» SET PROBLEM:
Among the lines below, keep only those from the one containing "Output the Python" through the one containing "ax = fig.add_axes([0.1935, 0.1067, 0.9753", and reproduce them exactly.

» DATA SUPPLIED:
····················
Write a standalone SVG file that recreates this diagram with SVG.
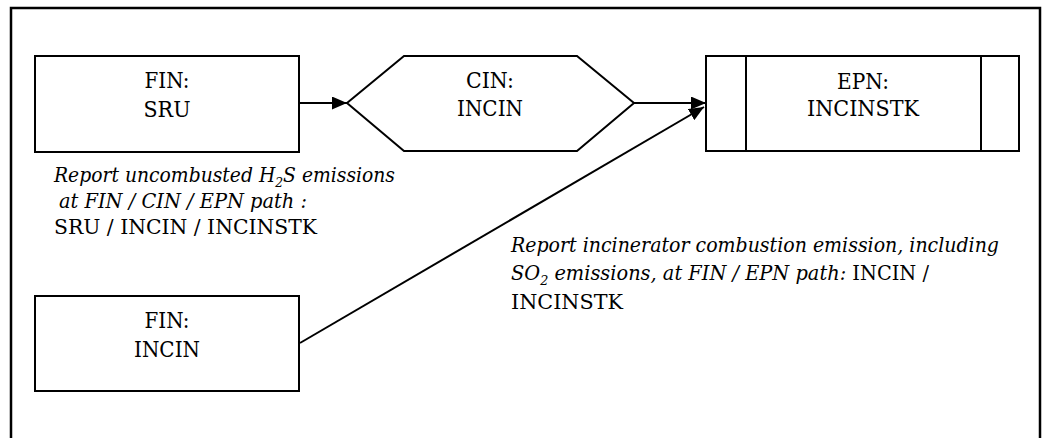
····················
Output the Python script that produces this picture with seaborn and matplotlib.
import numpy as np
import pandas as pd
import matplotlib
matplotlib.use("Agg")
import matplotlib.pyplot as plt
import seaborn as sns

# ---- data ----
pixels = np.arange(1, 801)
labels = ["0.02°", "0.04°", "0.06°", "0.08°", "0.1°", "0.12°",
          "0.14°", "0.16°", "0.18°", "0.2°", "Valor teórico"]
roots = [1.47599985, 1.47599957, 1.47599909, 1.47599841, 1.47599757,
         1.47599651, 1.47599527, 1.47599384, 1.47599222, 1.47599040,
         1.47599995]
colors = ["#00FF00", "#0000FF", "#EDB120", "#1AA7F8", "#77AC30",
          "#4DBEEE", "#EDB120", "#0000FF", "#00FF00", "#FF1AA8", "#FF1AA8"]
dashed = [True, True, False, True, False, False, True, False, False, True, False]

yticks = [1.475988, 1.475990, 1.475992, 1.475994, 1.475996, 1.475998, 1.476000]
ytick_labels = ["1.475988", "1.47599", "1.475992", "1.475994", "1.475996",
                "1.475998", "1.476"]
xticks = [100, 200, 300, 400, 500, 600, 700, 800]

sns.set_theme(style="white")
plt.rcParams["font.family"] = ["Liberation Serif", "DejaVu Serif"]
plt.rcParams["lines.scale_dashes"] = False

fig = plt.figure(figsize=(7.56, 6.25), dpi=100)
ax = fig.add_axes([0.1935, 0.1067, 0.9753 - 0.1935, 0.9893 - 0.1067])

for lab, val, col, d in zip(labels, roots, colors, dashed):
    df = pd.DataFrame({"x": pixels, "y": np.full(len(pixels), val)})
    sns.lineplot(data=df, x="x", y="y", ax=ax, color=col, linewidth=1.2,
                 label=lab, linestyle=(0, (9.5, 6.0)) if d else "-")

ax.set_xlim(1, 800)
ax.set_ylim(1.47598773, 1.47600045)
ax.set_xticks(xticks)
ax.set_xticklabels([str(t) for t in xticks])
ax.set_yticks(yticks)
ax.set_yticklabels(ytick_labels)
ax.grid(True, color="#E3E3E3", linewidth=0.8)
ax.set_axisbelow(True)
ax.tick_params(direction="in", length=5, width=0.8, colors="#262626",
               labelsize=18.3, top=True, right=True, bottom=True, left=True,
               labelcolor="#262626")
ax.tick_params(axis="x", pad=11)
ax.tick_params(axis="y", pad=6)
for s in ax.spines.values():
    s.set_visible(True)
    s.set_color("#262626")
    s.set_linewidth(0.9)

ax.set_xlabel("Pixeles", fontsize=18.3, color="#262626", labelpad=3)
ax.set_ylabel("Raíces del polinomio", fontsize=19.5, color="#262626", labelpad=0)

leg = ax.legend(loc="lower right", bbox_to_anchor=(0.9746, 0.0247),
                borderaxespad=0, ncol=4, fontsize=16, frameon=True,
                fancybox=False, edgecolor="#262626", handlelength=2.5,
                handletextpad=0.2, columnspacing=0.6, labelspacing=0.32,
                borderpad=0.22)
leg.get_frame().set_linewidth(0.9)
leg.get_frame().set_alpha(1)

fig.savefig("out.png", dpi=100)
····················
» FINISHED EXERCISE:
Output the Python script that produces this picture with seaborn and matplotlib.
import numpy as np
import pandas as pd
import matplotlib
matplotlib.use("Agg")
import matplotlib.pyplot as plt
import seaborn as sns

# ---- data ----
pixels = np.arange(1, 801)
labels = ["0.02°", "0.04°", "0.06°", "0.08°", "0.1°", "0.12°",
          "0.14°", "0.16°", "0.18°", "0.2°", "Valor teórico"]
roots = [1.47599985, 1.47599957, 1.47599909, 1.47599841, 1.47599757,
         1.47599651, 1.47599527, 1.47599384, 1.47599222, 1.47599040,
         1.47599995]
colors = ["#00FF00", "#0000FF", "#EDB120", "#1AA7F8", "#77AC30",
          "#4DBEEE", "#EDB120", "#0000FF", "#00FF00", "#FF1AA8", "#FF1AA8"]
dashed = [True, True, False, True, False, False, True, False, False, True, False]

yticks = [1.475988, 1.475990, 1.475992, 1.475994, 1.475996, 1.475998, 1.476000]
ytick_labels = ["1.475988", "1.47599", "1.475992", "1.475994", "1.475996",
                "1.475998", "1.476"]
xticks = [100, 200, 300, 400, 500, 600, 700, 800]

sns.set_theme(style="white")
plt.rcParams["font.family"] = ["Liberation Serif", "DejaVu Serif"]
plt.rcParams["lines.scale_dashes"] = False

fig = plt.figure(figsize=(7.56, 6.25), dpi=100)
ax = fig.add_axes([0.1935, 0.1067, 0.9753 - 0.1935, 0.9893 - 0.1067])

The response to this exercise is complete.